• [Short exercise]:
Using the entries that follow, count the lines containing the word "script" and give that number by itself.

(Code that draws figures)
----

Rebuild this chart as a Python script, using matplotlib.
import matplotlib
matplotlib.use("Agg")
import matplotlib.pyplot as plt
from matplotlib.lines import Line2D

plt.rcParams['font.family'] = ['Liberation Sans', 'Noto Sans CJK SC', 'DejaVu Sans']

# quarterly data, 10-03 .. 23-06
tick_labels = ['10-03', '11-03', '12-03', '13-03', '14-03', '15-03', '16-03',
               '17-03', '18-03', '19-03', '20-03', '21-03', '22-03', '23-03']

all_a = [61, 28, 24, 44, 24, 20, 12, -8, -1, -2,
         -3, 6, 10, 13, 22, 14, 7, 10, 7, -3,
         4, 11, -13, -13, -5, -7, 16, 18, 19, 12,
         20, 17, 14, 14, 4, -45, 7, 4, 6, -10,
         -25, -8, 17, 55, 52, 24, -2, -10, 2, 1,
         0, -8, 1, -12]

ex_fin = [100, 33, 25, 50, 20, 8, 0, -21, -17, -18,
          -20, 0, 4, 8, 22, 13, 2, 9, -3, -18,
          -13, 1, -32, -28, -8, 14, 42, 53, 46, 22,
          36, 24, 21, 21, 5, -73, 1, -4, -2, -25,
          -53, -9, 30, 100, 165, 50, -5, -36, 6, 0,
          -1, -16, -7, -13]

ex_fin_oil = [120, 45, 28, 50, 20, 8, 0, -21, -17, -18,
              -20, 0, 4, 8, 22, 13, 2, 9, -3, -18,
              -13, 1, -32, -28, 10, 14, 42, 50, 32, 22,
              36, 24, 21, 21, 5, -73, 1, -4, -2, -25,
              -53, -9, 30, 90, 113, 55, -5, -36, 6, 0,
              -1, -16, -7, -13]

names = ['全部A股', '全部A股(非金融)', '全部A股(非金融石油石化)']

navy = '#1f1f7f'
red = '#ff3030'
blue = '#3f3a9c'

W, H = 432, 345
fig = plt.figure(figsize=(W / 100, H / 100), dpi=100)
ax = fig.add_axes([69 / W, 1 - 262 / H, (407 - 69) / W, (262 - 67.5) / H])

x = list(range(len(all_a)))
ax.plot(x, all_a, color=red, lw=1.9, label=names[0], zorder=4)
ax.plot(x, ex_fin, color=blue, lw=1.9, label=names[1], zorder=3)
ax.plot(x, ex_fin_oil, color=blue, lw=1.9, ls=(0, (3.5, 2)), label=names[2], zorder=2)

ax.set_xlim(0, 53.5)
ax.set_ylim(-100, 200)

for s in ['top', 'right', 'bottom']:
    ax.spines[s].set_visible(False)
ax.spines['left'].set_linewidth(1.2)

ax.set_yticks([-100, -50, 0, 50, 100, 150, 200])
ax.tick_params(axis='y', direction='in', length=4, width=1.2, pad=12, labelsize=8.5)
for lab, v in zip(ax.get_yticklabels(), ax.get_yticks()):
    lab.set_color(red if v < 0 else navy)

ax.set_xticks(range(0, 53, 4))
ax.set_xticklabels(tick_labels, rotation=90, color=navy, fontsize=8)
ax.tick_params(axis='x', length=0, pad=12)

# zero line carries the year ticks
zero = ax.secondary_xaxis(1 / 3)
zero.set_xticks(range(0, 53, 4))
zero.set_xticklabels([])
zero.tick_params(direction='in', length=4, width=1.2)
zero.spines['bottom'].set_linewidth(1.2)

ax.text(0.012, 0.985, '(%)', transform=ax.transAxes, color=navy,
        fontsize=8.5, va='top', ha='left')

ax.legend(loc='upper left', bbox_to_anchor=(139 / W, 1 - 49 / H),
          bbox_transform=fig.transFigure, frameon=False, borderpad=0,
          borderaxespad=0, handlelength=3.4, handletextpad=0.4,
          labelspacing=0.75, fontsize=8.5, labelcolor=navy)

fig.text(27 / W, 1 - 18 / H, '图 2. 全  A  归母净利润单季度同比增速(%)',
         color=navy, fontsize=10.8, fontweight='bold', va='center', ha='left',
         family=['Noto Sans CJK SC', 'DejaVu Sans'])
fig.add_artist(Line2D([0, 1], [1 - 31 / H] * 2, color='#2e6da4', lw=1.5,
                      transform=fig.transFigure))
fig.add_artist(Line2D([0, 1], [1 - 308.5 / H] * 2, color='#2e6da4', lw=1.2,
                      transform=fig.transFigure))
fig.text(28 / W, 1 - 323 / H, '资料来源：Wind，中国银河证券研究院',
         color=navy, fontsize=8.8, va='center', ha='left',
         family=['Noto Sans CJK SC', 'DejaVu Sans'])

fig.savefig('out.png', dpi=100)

----

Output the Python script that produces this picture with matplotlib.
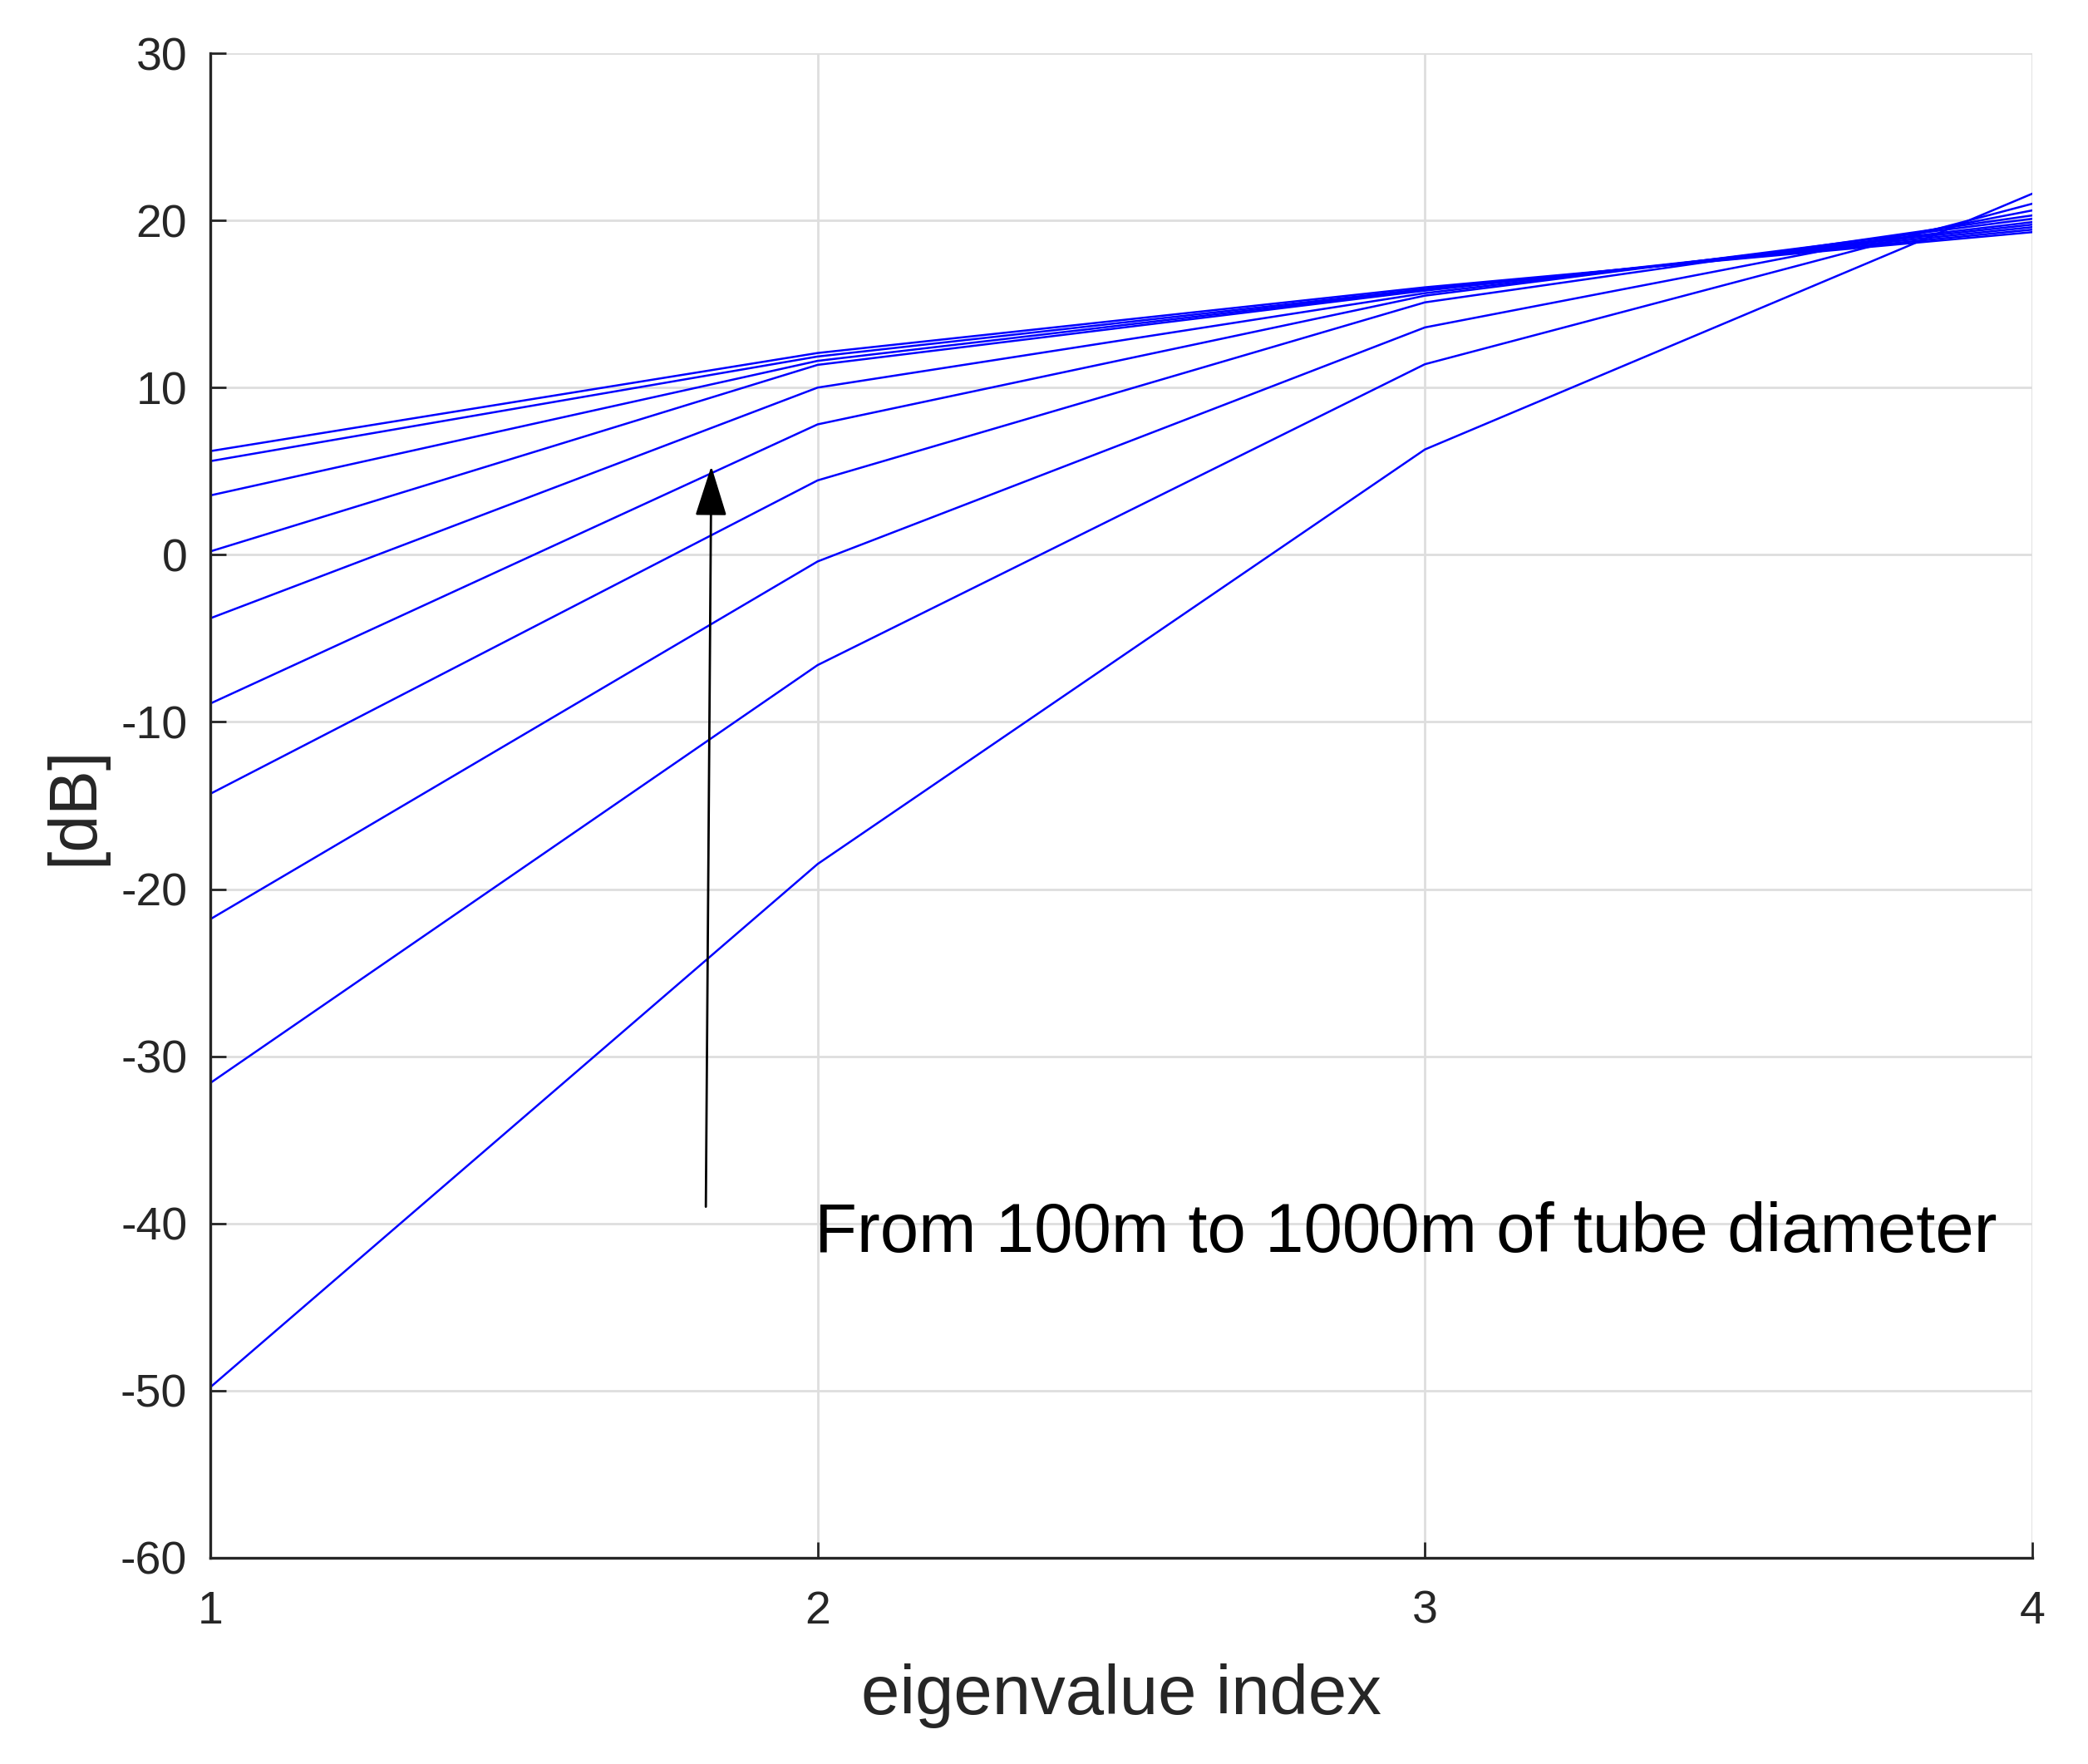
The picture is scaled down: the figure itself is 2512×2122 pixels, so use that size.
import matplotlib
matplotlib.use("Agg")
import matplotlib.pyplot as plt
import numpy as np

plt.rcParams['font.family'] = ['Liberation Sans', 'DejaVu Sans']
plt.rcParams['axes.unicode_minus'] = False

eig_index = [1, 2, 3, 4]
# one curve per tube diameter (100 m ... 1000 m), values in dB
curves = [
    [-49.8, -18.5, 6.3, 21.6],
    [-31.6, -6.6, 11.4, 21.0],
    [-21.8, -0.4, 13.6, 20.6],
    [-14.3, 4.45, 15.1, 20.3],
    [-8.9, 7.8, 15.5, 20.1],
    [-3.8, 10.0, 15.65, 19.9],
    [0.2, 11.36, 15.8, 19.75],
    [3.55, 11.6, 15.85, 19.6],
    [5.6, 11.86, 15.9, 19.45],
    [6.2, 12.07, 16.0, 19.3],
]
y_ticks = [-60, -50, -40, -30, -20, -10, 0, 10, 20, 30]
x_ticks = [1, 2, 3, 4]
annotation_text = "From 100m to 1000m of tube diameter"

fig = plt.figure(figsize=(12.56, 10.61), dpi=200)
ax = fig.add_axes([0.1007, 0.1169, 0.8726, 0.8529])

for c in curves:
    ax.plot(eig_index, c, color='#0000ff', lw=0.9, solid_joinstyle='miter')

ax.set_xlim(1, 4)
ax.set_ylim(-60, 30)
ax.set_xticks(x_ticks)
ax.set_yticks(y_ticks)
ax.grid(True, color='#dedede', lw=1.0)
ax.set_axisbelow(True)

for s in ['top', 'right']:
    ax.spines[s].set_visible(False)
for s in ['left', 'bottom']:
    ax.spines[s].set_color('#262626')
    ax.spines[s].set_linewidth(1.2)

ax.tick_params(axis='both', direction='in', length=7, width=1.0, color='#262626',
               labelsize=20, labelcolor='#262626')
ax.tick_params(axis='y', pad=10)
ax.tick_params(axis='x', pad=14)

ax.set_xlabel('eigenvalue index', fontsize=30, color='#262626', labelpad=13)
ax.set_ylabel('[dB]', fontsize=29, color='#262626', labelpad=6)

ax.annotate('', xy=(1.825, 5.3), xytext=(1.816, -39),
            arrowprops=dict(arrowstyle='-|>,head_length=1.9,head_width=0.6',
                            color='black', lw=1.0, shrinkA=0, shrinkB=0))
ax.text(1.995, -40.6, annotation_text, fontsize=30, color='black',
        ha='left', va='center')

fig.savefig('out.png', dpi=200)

----

• [Solution below]:
2